Retype the opening lines of the data exactly, stopping after the line that contains "najvacsiPriebezne, najmensiZaverecne, najmensiPriebezne];". Skip every picture.
____
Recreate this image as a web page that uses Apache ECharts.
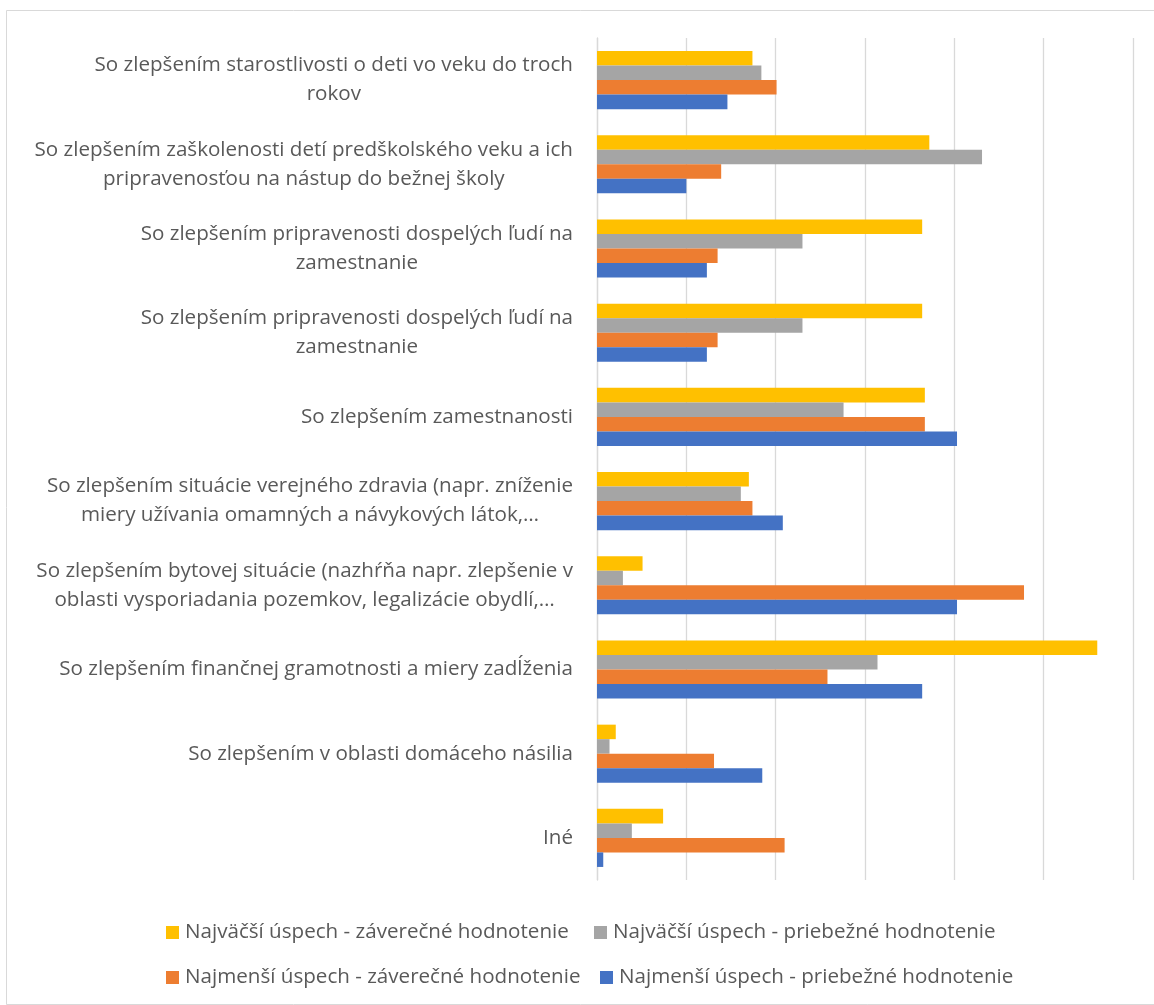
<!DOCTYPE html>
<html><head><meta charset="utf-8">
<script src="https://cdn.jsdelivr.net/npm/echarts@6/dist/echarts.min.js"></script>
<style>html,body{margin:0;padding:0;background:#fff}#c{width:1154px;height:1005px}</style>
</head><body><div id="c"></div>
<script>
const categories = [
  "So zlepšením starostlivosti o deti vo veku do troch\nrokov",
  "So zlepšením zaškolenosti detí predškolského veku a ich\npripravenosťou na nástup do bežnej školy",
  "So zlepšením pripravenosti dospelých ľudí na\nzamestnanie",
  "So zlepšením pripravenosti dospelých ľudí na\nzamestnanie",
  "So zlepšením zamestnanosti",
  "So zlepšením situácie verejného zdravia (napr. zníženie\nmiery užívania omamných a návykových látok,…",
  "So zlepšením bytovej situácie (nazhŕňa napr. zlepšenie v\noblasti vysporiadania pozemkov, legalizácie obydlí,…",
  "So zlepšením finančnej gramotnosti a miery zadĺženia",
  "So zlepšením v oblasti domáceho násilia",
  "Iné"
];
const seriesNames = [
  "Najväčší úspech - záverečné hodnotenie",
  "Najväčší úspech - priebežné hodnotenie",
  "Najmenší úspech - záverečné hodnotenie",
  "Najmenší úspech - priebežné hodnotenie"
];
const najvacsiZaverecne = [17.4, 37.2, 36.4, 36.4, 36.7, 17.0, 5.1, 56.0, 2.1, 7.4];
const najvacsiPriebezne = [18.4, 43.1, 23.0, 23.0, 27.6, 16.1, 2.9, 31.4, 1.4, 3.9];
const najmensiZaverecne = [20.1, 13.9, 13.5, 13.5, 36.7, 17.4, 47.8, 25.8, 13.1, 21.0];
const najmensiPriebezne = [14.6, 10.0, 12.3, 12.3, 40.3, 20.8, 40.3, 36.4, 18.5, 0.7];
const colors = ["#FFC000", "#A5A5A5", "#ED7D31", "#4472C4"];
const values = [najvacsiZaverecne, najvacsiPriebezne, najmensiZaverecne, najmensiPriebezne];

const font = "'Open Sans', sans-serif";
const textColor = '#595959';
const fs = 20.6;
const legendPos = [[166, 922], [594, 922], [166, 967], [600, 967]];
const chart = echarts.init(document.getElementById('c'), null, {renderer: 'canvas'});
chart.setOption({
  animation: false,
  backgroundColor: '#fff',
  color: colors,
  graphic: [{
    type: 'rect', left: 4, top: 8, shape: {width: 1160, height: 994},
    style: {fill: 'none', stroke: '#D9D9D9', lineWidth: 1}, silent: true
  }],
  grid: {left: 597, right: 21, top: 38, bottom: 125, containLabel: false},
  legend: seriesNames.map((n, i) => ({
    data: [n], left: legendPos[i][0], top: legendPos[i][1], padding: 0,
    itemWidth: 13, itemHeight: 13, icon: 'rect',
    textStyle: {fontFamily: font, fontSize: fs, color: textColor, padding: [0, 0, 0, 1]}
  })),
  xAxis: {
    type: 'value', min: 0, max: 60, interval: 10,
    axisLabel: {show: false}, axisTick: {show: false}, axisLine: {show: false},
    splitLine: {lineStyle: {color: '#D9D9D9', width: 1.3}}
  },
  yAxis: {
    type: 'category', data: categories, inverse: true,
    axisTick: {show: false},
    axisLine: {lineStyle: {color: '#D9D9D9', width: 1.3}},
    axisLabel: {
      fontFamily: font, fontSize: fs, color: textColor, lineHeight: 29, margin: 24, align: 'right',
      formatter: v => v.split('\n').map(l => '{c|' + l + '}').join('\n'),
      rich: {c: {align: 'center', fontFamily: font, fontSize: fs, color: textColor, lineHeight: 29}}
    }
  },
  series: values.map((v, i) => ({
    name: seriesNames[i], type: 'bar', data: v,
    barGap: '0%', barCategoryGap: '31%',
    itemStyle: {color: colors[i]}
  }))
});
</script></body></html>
____
▸ Task output:
Recreate this image as a web page that uses Apache ECharts.
<!DOCTYPE html>
<html><head><meta charset="utf-8">
<script src="https://cdn.jsdelivr.net/npm/echarts@6/dist/echarts.min.js"></script>
<style>html,body{margin:0;padding:0;background:#fff}#c{width:1154px;height:1005px}</style>
</head><body><div id="c"></div>
<script>
const categories = [
  "So zlepšením starostlivosti o deti vo veku do troch\nrokov",
  "So zlepšením zaškolenosti detí predškolského veku a ich\npripravenosťou na nástup do bežnej školy",
  "So zlepšením pripravenosti dospelých ľudí na\nzamestnanie",
  "So zlepšením pripravenosti dospelých ľudí na\nzamestnanie",
  "So zlepšením zamestnanosti",
  "So zlepšením situácie verejného zdravia (napr. zníženie\nmiery užívania omamných a návykových látok,…",
  "So zlepšením bytovej situácie (nazhŕňa napr. zlepšenie v\noblasti vysporiadania pozemkov, legalizácie obydlí,…",
  "So zlepšením finančnej gramotnosti a miery zadĺženia",
  "So zlepšením v oblasti domáceho násilia",
  "Iné"
];
const seriesNames = [
  "Najväčší úspech - záverečné hodnotenie",
  "Najväčší úspech - priebežné hodnotenie",
  "Najmenší úspech - záverečné hodnotenie",
  "Najmenší úspech - priebežné hodnotenie"
];
const najvacsiZaverecne = [17.4, 37.2, 36.4, 36.4, 36.7, 17.0, 5.1, 56.0, 2.1, 7.4];
const najvacsiPriebezne = [18.4, 43.1, 23.0, 23.0, 27.6, 16.1, 2.9, 31.4, 1.4, 3.9];
const najmensiZaverecne = [20.1, 13.9, 13.5, 13.5, 36.7, 17.4, 47.8, 25.8, 13.1, 21.0];
const najmensiPriebezne = [14.6, 10.0, 12.3, 12.3, 40.3, 20.8, 40.3, 36.4, 18.5, 0.7];
const colors = ["#FFC000", "#A5A5A5", "#ED7D31", "#4472C4"];
const values = [najvacsiZaverecne, najvacsiPriebezne, najmensiZaverecne, najmensiPriebezne];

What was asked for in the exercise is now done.